17. The system of claim 13, further comprising a headend device integrated with the video content network, the headend device comprising a memory having the video content stored therein, the headend device being configured to send the video content from the video content network.

18. The system of claim 13, further comprising a headend device comprising a memory, the memory having stored thereon a data structure that correlates the remote control with the digital transport adapter,

wherein the remote control is further configured to transmit a code that identifies the remote control, and

wherein the headend device is configured to use the code to reference the data structure to determine the identity of the digital transport adapter.
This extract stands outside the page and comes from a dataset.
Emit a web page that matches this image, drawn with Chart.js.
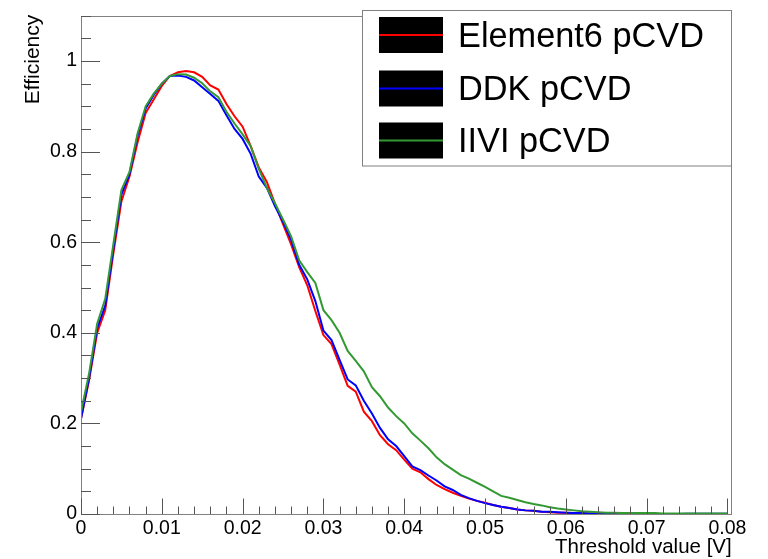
<!DOCTYPE html>
<html><head><meta charset="utf-8">
<script src="https://cdn.jsdelivr.net/npm/chart.js@4/dist/chart.umd.min.js"></script>
<style>html,body{margin:0;padding:0;background:#fff;}canvas{display:block;}</style>
</head><body>
<canvas id="c" width="768" height="559"></canvas>
<script>
const thresholds = [
  0.000,0.001,0.002,0.003,0.004,0.005,0.006,0.007,0.008,0.009,
  0.010,0.011,0.012,0.013,0.014,0.015,0.016,0.017,0.018,0.019,
  0.020,0.021,0.022,0.023,0.024,0.025,0.026,0.027,0.028,0.029,
  0.030,0.031,0.032,0.033,0.034,0.035,0.036,0.037,0.038,0.039,
  0.040,0.041,0.042,0.043,0.044,0.045,0.046,0.047,0.048,0.049,
  0.050,0.051,0.052,0.053,0.054,0.055,0.056,0.057,0.058,0.059,
  0.060,0.061,0.062,0.063,0.064,0.065,0.066,0.067,0.068,0.069,
  0.070,0.071,0.072,0.073,0.074,0.075,0.076,0.077,0.078,0.079,0.080
];
const element6 = [
  0.21,0.295,0.40,0.45,0.575,0.69,0.745,0.82,0.885,0.915,
  0.945,0.967,0.975,0.978,0.975,0.965,0.946,0.937,0.905,0.878,
  0.855,0.812,0.765,0.733,0.685,0.64,0.595,0.545,0.505,0.448,
  0.395,0.375,0.33,0.283,0.27,0.226,0.205,0.174,0.154,0.141,
  0.12,0.10,0.092,0.077,0.064,0.055,0.047,0.040,0.034,0.029,
  0.025,0.020,0.016,0.013,0.010,0.008,0.007,0.005,0.004,0.003,
  0.003,0.002,0.002,0.001,0.001,0.001,0,0,0,0,
  0,0,0,0,0,0,0,0,0,0,0
];
const ddk = [
  0.21,0.30,0.41,0.46,0.585,0.705,0.75,0.835,0.895,0.925,
  0.95,0.967,0.968,0.965,0.957,0.942,0.927,0.912,0.88,0.85,
  0.828,0.795,0.745,0.72,0.68,0.645,0.605,0.55,0.518,0.47,
  0.405,0.384,0.34,0.297,0.284,0.25,0.222,0.19,0.165,0.15,
  0.128,0.105,0.097,0.085,0.074,0.061,0.053,0.042,0.035,0.029,
  0.024,0.020,0.016,0.013,0.010,0.008,0.007,0.005,0.005,0.004,
  0.003,0.002,0.002,0.001,0.001,0.001,0.0005,0,0,0,
  0,0,0,0,0,0.0005,0.0005,0.0005,0.0005,0.0005,0.0005
];
const iivi = [
  0.225,0.31,0.42,0.475,0.595,0.715,0.755,0.84,0.90,0.928,
  0.95,0.967,0.971,0.97,0.963,0.951,0.933,0.92,0.888,0.862,
  0.838,0.812,0.762,0.72,0.686,0.65,0.613,0.56,0.534,0.51,
  0.45,0.428,0.40,0.36,0.338,0.315,0.28,0.26,0.235,0.216,
  0.20,0.178,0.162,0.145,0.125,0.11,0.098,0.086,0.078,0.069,
  0.06,0.05,0.04,0.036,0.031,0.026,0.022,0.019,0.015,0.012,
  0.01,0.008,0.006,0.005,0.004,0.003,0.003,0.002,0.002,0.002,
  0.002,0.002,0.001,0.001,0.001,0.001,0.001,0.001,0.001,0.001,0.001
];
const seriesNames = ['Element6 pCVD','DDK pCVD','IIVI pCVD'];
const xTickValues = [0,0.01,0.02,0.03,0.04,0.05,0.06,0.07,0.08];
const xTickLabels = ['0','0.01','0.02','0.03','0.04','0.05','0.06','0.07','0.08'];
const yTickValues = [0,0.2,0.4,0.6,0.8,1];
const yTickLabels = ['0','0.2','0.4','0.6','0.8','1'];
const xTitle = 'Threshold value [V]';
const yTitle = 'Efficiency';

const FONT = "'Liberation Sans', Arial, Helvetica, sans-serif";

function pts(arr){ return thresholds.map((x,i)=>({x:x, y:arr[i]})); }

const rootStyle = {
  id: 'rootStyle',
  afterDatasetsDraw(chart){
    const ctx = chart.ctx, a = chart.chartArea;
    const xs = chart.scales.x, ys = chart.scales.y;
    ctx.save();
    // frame
    ctx.strokeStyle = '#808080';
    ctx.lineWidth = 1;
    ctx.strokeRect(Math.round(a.left)+0.5, Math.round(a.top)+0.5, Math.round(a.right-a.left), Math.round(a.bottom-a.top));
    // ticks
    ctx.strokeStyle = '#555';
    ctx.lineWidth = 1;
    ctx.beginPath();
    for (let k = 0; k <= 40; k++) {
      const v = k*0.002;
      const px = Math.round(xs.getPixelForValue(v)) + 0.5;
      const len = (k % 5 === 0) ? 15.5 : 7.5;
      ctx.moveTo(px, a.bottom); ctx.lineTo(px, a.bottom - len);
    }
    for (let k = 0; k <= 22; k++) {
      const v = k*0.05;
      if (v > ys.max + 1e-9) break;
      const py = Math.round(ys.getPixelForValue(v)) + 0.5;
      const len = (k % 4 === 0) ? 19 : 10;
      ctx.moveTo(a.left, py); ctx.lineTo(a.left + len, py);
    }
    ctx.stroke();
    // axis titles
    ctx.fillStyle = '#000';
    ctx.font = '20.5px ' + FONT;
    ctx.textAlign = 'right';
    ctx.textBaseline = 'alphabetic';
    ctx.fillText(xTitle, a.right + 1, 553);
    ctx.save();
    ctx.font = '21px ' + FONT;
    ctx.translate(39, a.top - 1);
    ctx.rotate(-Math.PI/2);
    ctx.textAlign = 'right';
    ctx.fillText(yTitle, 0, 0);
    ctx.restore();
    // legend
    const lx = 362.5, ly = 10.5, lw = 369, lh = 155.5;
    ctx.fillStyle = '#fff';
    ctx.fillRect(lx, ly, lw, lh);
    ctx.strokeStyle = '#808080';
    ctx.lineWidth = 1;
    ctx.strokeRect(lx, ly, lw, lh);
    const rowsY = [35, 88.5, 140.5];
    chart.data.datasets.forEach((ds, i) => {
      const cy = rowsY[i];
      ctx.fillStyle = '#000';
      ctx.fillRect(379, cy - 18, 64, 36);
      ctx.strokeStyle = ds.borderColor;
      ctx.lineWidth = 2;
      ctx.beginPath(); ctx.moveTo(379, cy); ctx.lineTo(443, cy); ctx.stroke();
      ctx.fillStyle = '#000';
      ctx.font = '34.3px ' + FONT;
      ctx.textAlign = 'left';
      ctx.textBaseline = 'alphabetic';
      ctx.fillText(ds.label, 458, cy + 11.7);
    });
    ctx.restore();
  }
};

new Chart(document.getElementById('c'), {
  type: 'line',
  data: {
    datasets: [
      {label: seriesNames[0], data: pts(element6), borderColor: '#ff0000', order: 3},
      {label: seriesNames[1], data: pts(ddk), borderColor: '#0000ff', order: 2},
      {label: seriesNames[2], data: pts(iivi), borderColor: '#339933', order: 1}
    ]
  },
  options: {
    responsive: false,
    animation: false,
    devicePixelRatio: 1,
    events: [],
    datasets: { line: { borderWidth: 2, pointRadius: 0, tension: 0, fill: false } },
    layout: { padding: { left: 0, right: 37.3, top: 10, bottom: 0 } },
    plugins: { legend: { display: false }, tooltip: { enabled: false }, title: { display: false } },
    scales: {
      x: {
        type: 'linear', min: 0, max: 0.0804,
        grid: { display: false, drawTicks: false },
        border: { display: false },
        afterBuildTicks(s){ s.ticks = xTickValues.map(v => ({value: v})); },
        afterFit(s){ s.height = 45; },
        ticks: {
          padding: 3, maxRotation: 0, autoSkip: false,
          color: '#000', font: { family: FONT, size: 19.5 },
          callback(v){ const i = xTickValues.findIndex(t => Math.abs(t - v) < 1e-9); return i >= 0 ? xTickLabels[i] : ''; }
        }
      },
      y: {
        type: 'linear', min: 0, max: 1.1,
        grid: { display: false, drawTicks: false },
        border: { display: false },
        afterBuildTicks(s){ s.ticks = yTickValues.map(v => ({value: v})); },
        afterFit(s){ s.width = 81; },
        ticks: {
          padding: 4, autoSkip: false,
          color: '#000', font: { family: FONT, size: 19.5 },
          callback(v){ const i = yTickValues.findIndex(t => Math.abs(t - v) < 1e-9); return i >= 0 ? yTickLabels[i] : ''; }
        }
      }
    }
  },
  plugins: [rootStyle]
});
</script>
</body></html>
19. The system of claim 18, further comprising a network interface having a network address,

wherein the network interface is configured to receive the relayed requests from the gateway unit, add the network address to the requests, and transmit the requests to the media content network, and

wherein the headend device is further configured to use the code to reference the data structure to determine the network address.

20. The system of claim 13,

wherein the digital transport adapter comprises a digital to analog adapter configured to convert the video content from a digital format to an analog format and deliver the converted video content to the video display unit,

wherein the media content network is a cable television network, and

wherein the digital transport adapter and the gateway unit are located at the premises of a subscriber of the cable television network.